Set problem:
Repeat the records word for word, excluding any picture.

Source code of charts:
++++

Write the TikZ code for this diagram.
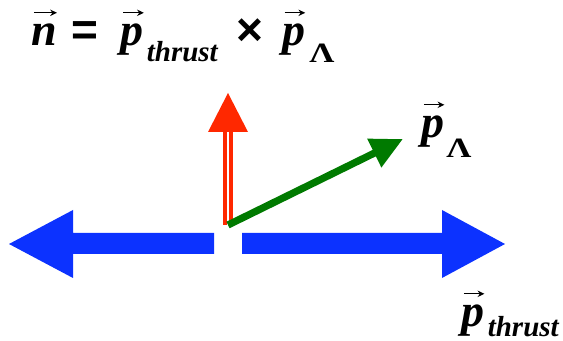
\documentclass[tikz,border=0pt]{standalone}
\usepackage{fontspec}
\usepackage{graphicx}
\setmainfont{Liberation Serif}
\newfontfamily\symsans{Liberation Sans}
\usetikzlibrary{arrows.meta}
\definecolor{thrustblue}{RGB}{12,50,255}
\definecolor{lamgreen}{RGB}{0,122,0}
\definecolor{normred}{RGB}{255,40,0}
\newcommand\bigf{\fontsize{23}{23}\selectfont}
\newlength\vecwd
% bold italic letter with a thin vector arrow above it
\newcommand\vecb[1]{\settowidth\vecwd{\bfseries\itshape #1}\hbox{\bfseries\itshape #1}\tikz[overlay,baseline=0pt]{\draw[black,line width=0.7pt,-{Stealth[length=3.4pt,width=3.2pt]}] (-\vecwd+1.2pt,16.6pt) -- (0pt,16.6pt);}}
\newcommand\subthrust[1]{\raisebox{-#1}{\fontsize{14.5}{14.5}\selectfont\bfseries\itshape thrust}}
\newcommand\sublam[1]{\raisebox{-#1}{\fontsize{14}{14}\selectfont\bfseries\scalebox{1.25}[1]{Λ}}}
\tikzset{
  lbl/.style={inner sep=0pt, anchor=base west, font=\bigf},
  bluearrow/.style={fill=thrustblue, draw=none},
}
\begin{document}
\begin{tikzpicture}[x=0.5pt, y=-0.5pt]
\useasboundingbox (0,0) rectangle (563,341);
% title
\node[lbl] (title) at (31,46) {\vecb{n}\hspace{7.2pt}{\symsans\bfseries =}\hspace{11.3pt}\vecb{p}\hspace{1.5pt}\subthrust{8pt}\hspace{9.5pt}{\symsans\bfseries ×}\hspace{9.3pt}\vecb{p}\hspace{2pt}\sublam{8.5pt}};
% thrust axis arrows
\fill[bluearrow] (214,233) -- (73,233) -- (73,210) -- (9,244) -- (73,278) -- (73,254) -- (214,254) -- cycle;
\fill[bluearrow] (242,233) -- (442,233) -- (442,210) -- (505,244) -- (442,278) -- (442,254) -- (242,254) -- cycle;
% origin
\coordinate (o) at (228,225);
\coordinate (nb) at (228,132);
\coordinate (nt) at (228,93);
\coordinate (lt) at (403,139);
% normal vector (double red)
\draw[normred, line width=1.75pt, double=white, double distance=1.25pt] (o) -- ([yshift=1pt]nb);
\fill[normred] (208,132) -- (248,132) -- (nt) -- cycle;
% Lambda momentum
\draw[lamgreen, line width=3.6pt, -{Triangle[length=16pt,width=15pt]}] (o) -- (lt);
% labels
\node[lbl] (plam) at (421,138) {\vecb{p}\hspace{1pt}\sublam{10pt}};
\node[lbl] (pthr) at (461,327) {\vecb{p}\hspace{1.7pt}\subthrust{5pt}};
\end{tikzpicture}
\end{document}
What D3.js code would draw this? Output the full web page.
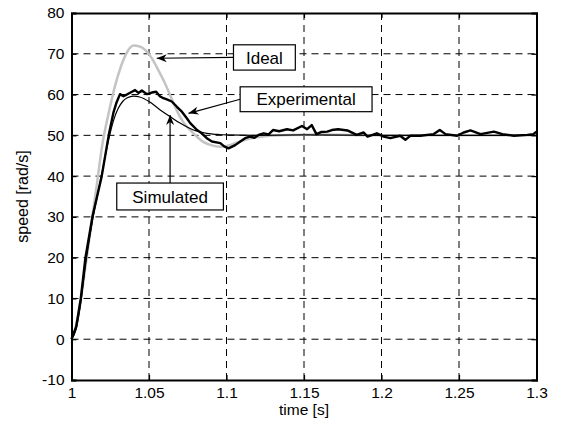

++++

The answer:
Write the TikZ code for this diagram.
\documentclass[tikz,border=0pt]{standalone}
\usepackage{fontspec}
\usepackage{graphicx}
\setmainfont{Liberation Serif}
\newfontfamily\symsans{Liberation Sans}
\usetikzlibrary{arrows.meta}
\definecolor{thrustblue}{RGB}{12,50,255}
\definecolor{lamgreen}{RGB}{0,122,0}
\definecolor{normred}{RGB}{255,40,0}
\newcommand\bigf{\fontsize{23}{23}\selectfont}
\newlength\vecwd
% bold italic letter with a thin vector arrow above it
\newcommand\vecb[1]{\settowidth\vecwd{\bfseries\itshape #1}\hbox{\bfseries\itshape #1}\tikz[overlay,baseline=0pt]{\draw[black,line width=0.7pt,-{Stealth[length=3.4pt,width=3.2pt]}] (-\vecwd+1.2pt,16.6pt) -- (0pt,16.6pt);}}
\newcommand\subthrust[1]{\raisebox{-#1}{\fontsize{14.5}{14.5}\selectfont\bfseries\itshape thrust}}
\newcommand\sublam[1]{\raisebox{-#1}{\fontsize{14}{14}\selectfont\bfseries\scalebox{1.25}[1]{Λ}}}
\tikzset{
  lbl/.style={inner sep=0pt, anchor=base west, font=\bigf},
  bluearrow/.style={fill=thrustblue, draw=none},
}
\begin{document}
\begin{tikzpicture}[x=0.5pt, y=-0.5pt]
\useasboundingbox (0,0) rectangle (563,341);
% title
\node[lbl] (title) at (31,46) {\vecb{n}\hspace{7.2pt}{\symsans\bfseries =}\hspace{11.3pt}\vecb{p}\hspace{1.5pt}\subthrust{8pt}\hspace{9.5pt}{\symsans\bfseries ×}\hspace{9.3pt}\vecb{p}\hspace{2pt}\sublam{8.5pt}};
% thrust axis arrows
\fill[bluearrow] (214,233) -- (73,233) -- (73,210) -- (9,244) -- (73,278) -- (73,254) -- (214,254) -- cycle;
\fill[bluearrow] (242,233) -- (442,233) -- (442,210) -- (505,244) -- (442,278) -- (442,254) -- (242,254) -- cycle;
% origin
\coordinate (o) at (228,225);
\coordinate (nb) at (228,132);
\coordinate (nt) at (228,93);
\coordinate (lt) at (403,139);
% normal vector (double red)
\draw[normred, line width=1.75pt, double=white, double distance=1.25pt] (o) -- ([yshift=1pt]nb);
\fill[normred] (208,132) -- (248,132) -- (nt) -- cycle;
% Lambda momentum
\draw[lamgreen, line width=3.6pt, -{Triangle[length=16pt,width=15pt]}] (o) -- (lt);
% labels
\node[lbl] (plam) at (421,138) {\vecb{p}\hspace{1pt}\sublam{10pt}};
\node[lbl] (pthr) at (461,327) {\vecb{p}\hspace{1.7pt}\subthrust{5pt}};
\end{tikzpicture}
\end{document}
What D3.js code would draw this? Output the full web page.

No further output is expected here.